The song could not be located either in the BBC documentary Children of the Crossfire which was transmitted in 1974 and contrasted the lives of working class teenagers, minors and infants in Derry's Creggan and in East Belfast - the physical infrastructural collapse captured in this feature alone is truly astounding. There are several renditions of partisan songs in this programme from the local children as relating to Irish republicanism and Ulster loyalism alike and even a clip from a disco with kids dancing along to a version of Jeff Beck's Hi Ho Silver Lining with them interjecting lyrics in support of the violent teenage Tartan gangs of the period.

Either way, and pending corroboration of the source, the song takes the form of a call and respond format:

Everywhere we go
Everywhere we go
People always ask us
People always ask us
Who we are
Who we are
And where do we come from
And where do we come from
And we always tell them
And we always tell them
We're from Belfast
We're from Belfast
Mighty mighty mighty mighty mighty mighty Belfast
Mighty mighty mighty mighty mighty mighty Belfast
And if they can't hear us
And if they can't hear us
We shout a little louder
We should a little louder

The song is meant to be repeated again and again in louder voice and ends with the admonition "If they can't hear us they must be deaf".

During December many of us are drawn back to the past and to people, times and places long gone. I have so many fond memories of Seventies Christmases in Belfast despite the Troubles. In fact when one looks at the day-to-day details of the political unrest and terrorist violence between 1969 and 1976 alone - by way of David McKittrick's 1999 Lost Lives or the much earlier Northern Ireland: A Chronology of Events 1968-74 by Richard Deutsch and Vivien Magowan (published by Blackstaff Press between 1973 and 1976) it is almost inconceivable that such a scale of violence could warrant even qualified normality as a backdrop.

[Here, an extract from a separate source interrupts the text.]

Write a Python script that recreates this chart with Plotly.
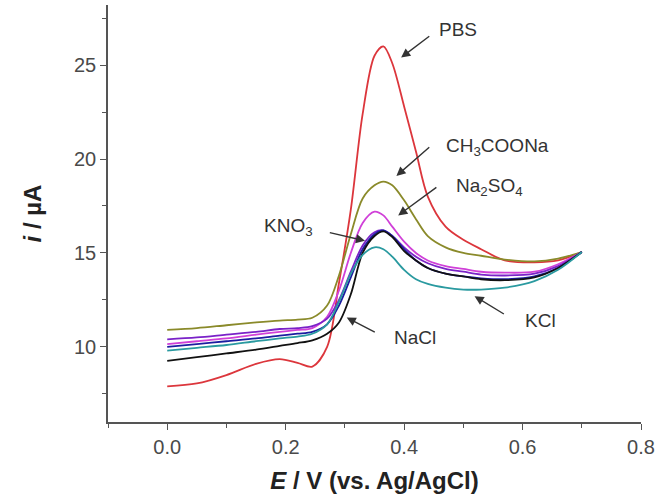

What happened during those years in Northern Ireland - beyond the dead and the physically and emotionally wounded - still defies belief in terms of grotesque societal and cultural damage. Thinking back to those specific childhood Christmases during the conflict - when I would have been between the ages of four and eleven - 21 people would have been killed by the end of 1969, 49 by 1970, 229 by 1971, 725 by 1972, 988 by 1973, 1,291 by 1974, 1,558 by 1975 and 1,866 by 1976. These figures incorporate fatalities on mainland Britain and in the Irish Republic.

Yet Belfast and Northern Ireland - for all the recent battles over flags and emblems and memory and guilt - still retains a fundamental warmth located in the people and the soil. In a recent post on a Belfast forum one first-time visitor recalled a particularly unexpected piece of social interaction:

Recently spent 2 days in Belfast and want to say what a great and friendly city. We were in a pub and asked if they had crisps and the bartender said no. Next thing I know the bartender left the bar and came back with 2 bags of crisps and would not take any money. I am still blown away. Hope to return real soon.

Earlier blog posts on the status quo in London - and indeed one on Mr Tayto the Ulster manufacturing hero who was a literal potato - have already articulated my feelings on the above field report to a point perhaps too obvious to elaborate upon.

However, nearing the end of another working year in a London fraught with daily street aggression, enshrouded in a fog of human misery, drunk on short-term spiv greed and now gradually physically dissippating - as epitomised by the gathering death of Old Soho - this yet again underscores that certain core positivities of the human condition and the human experience remain beyond purchase power. A sense of home and a connection with a shared past being the most fundamental one may arguably surmise.

Somehow I can hardly imagine many children from post-working class London today are likely to be proudly boasting in the years ahead of their city's mighty folk community status against the satanic troika of financial criminality, record-breaking overpopulation and negative social mobility.